DIRECTIONS: Retype exactly what runs from the first line of the data to the line with "-- ++(0,46) -- cycle;", keeping both of those lines and skipping pictures.

DATASET CONTENT:
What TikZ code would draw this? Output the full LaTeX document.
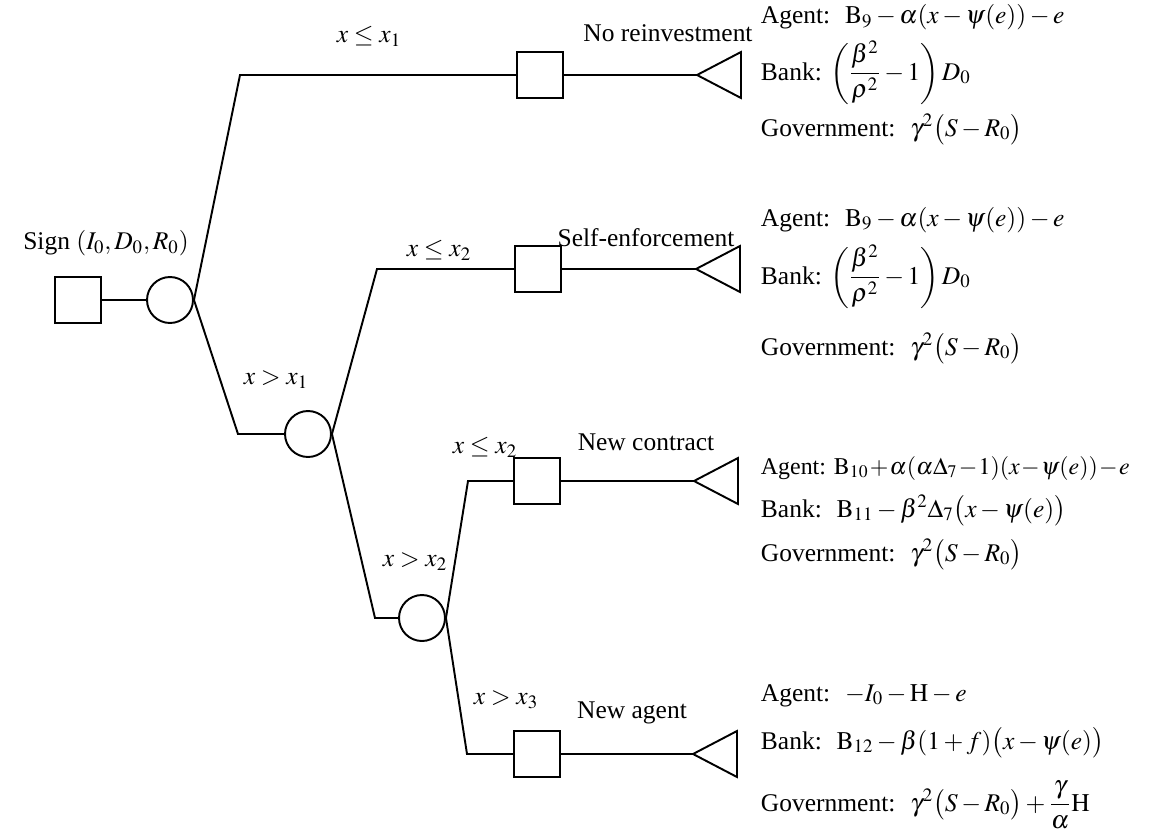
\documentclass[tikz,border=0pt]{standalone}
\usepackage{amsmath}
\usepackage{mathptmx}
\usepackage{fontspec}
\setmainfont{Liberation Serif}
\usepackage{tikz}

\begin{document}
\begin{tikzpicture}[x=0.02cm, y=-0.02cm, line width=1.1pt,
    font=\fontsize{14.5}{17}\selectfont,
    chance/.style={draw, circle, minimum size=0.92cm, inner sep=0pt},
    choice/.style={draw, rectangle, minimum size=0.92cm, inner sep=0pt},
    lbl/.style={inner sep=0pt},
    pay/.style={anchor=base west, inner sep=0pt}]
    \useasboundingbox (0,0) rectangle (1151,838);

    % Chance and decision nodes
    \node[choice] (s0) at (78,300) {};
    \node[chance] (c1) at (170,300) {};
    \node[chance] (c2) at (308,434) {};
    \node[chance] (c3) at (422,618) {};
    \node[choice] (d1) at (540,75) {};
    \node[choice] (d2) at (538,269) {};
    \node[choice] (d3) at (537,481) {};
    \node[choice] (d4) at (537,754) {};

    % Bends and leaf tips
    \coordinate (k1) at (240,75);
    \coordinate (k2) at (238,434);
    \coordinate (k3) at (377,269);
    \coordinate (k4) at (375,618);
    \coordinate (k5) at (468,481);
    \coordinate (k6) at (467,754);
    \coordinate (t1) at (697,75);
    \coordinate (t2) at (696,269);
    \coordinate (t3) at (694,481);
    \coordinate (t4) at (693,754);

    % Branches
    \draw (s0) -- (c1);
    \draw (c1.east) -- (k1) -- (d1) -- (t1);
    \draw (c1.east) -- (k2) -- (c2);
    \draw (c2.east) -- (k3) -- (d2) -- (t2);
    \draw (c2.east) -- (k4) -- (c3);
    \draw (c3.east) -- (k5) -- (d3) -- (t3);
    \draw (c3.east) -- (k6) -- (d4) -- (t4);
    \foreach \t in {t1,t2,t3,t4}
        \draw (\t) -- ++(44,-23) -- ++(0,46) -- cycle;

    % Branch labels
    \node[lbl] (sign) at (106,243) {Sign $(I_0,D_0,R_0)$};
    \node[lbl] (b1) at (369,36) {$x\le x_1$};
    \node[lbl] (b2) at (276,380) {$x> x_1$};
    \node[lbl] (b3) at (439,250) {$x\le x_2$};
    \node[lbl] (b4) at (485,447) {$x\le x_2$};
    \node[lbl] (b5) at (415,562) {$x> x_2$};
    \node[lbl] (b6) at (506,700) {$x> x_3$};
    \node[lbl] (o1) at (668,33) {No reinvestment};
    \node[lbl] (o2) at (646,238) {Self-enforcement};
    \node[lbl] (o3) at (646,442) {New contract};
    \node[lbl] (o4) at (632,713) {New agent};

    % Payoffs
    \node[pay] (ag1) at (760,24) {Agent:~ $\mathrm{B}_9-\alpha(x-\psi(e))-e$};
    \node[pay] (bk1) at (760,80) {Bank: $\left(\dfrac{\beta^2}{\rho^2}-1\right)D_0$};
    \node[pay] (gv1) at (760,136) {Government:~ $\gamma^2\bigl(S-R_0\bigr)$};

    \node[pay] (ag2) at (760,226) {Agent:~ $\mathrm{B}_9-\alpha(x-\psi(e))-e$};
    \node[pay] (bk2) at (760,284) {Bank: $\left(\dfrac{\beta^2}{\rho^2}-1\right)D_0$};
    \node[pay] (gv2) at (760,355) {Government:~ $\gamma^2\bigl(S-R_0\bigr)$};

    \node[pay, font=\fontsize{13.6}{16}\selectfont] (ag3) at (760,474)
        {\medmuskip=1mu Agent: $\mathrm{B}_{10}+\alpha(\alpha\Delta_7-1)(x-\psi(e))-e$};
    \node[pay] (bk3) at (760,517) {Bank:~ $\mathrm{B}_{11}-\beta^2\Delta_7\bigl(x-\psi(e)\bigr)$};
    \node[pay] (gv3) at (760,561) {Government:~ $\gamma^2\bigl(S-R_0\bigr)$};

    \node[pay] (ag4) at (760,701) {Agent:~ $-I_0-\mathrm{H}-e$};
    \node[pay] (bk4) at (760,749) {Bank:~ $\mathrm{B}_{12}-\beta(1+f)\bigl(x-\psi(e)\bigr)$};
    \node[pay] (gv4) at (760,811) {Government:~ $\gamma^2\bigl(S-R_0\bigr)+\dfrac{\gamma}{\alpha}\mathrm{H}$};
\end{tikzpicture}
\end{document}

ANSWER TO THE TASK:
What TikZ code would draw this? Output the full LaTeX document.
\documentclass[tikz,border=0pt]{standalone}
\usepackage{amsmath}
\usepackage{mathptmx}
\usepackage{fontspec}
\setmainfont{Liberation Serif}
\usepackage{tikz}

\begin{document}
\begin{tikzpicture}[x=0.02cm, y=-0.02cm, line width=1.1pt,
    font=\fontsize{14.5}{17}\selectfont,
    chance/.style={draw, circle, minimum size=0.92cm, inner sep=0pt},
    choice/.style={draw, rectangle, minimum size=0.92cm, inner sep=0pt},
    lbl/.style={inner sep=0pt},
    pay/.style={anchor=base west, inner sep=0pt}]
    \useasboundingbox (0,0) rectangle (1151,838);

    % Chance and decision nodes
    \node[choice] (s0) at (78,300) {};
    \node[chance] (c1) at (170,300) {};
    \node[chance] (c2) at (308,434) {};
    \node[chance] (c3) at (422,618) {};
    \node[choice] (d1) at (540,75) {};
    \node[choice] (d2) at (538,269) {};
    \node[choice] (d3) at (537,481) {};
    \node[choice] (d4) at (537,754) {};

    % Bends and leaf tips
    \coordinate (k1) at (240,75);
    \coordinate (k2) at (238,434);
    \coordinate (k3) at (377,269);
    \coordinate (k4) at (375,618);
    \coordinate (k5) at (468,481);
    \coordinate (k6) at (467,754);
    \coordinate (t1) at (697,75);
    \coordinate (t2) at (696,269);
    \coordinate (t3) at (694,481);
    \coordinate (t4) at (693,754);

    % Branches
    \draw (s0) -- (c1);
    \draw (c1.east) -- (k1) -- (d1) -- (t1);
    \draw (c1.east) -- (k2) -- (c2);
    \draw (c2.east) -- (k3) -- (d2) -- (t2);
    \draw (c2.east) -- (k4) -- (c3);
    \draw (c3.east) -- (k5) -- (d3) -- (t3);
    \draw (c3.east) -- (k6) -- (d4) -- (t4);
    \foreach \t in {t1,t2,t3,t4}
        \draw (\t) -- ++(44,-23) -- ++(0,46) -- cycle;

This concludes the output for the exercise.